The Tender Offer expired at 12:00 midnight, New York City time, on April 23, 2012 (the Expiration Date). Based on information provided by the depositary for the Tender Offer, an aggregate principal amount of approximately $259.2 million of 2015 Notes were validly tendered and not validly withdrawn in the Tender Offer.
Holders of 2015 Notes who validly tendered their 2015 Notes in the Tender Offer as of 12:00 midnight, New York City time on Monday, April 9, 2012 (the Early Tender & Consent Date) received $1,013 per $1,000 principal amount of 2015 Notes accepted in the Tender Offer. Holders of 2015 Notes who validly tendered after the Early Tender & Consent Date and at or before the Expiration Date will receive $1,003 per $1,000 principal amount of 2015 Notes accepted in the Tender Offer, which excludes the consent payment of $10 per $1,000 principal amount of 2015 Notes.
Meritage intends to retire the remaining, untendered 2015 Notes through a call for redemption, and has provided notice of such call to the holders of the 2015 Notes.

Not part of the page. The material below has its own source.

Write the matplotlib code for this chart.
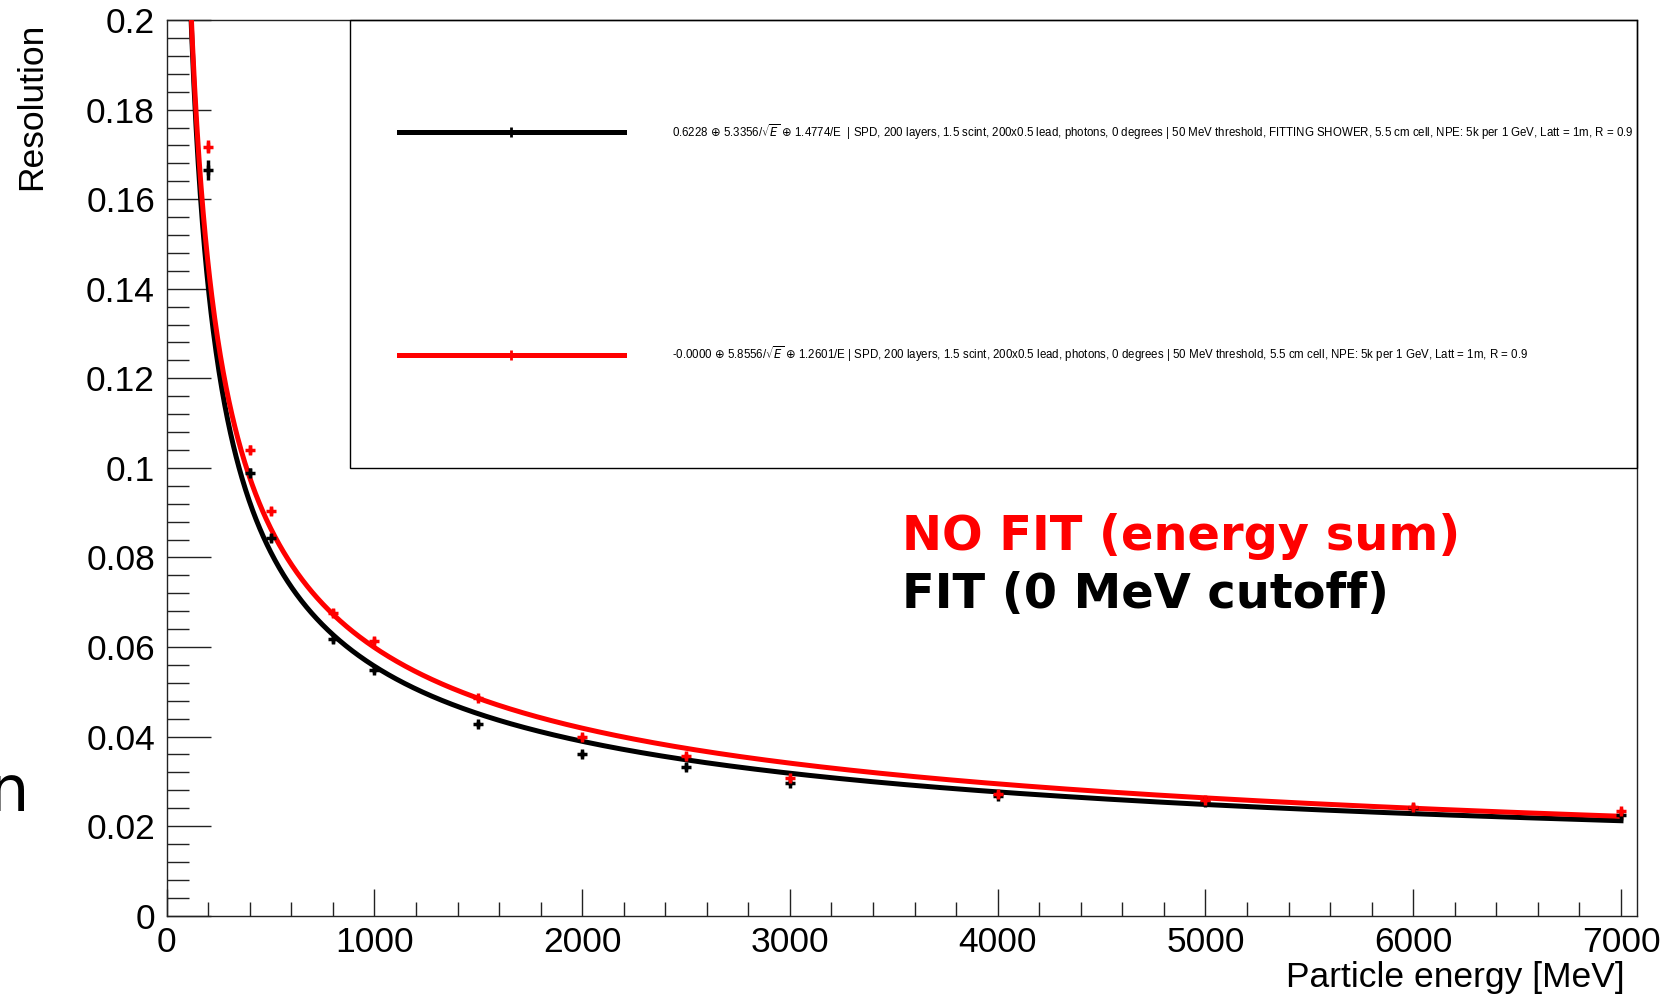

This announcement is neither an offer to sell nor a solicitation of an offer to buy any of these securities and shall not constitute an offer, solicitation, or sale in any jurisdiction in which such offer, solicitation, or sale is unlawful. The securities will not be registered under the Securities Act of 1933, as amended (the Securities Act), or any state securities laws, and unless so registered, may not be offered or sold in the United States except pursuant to an exemption from the registration requirements of the Securities Act and applicable state laws.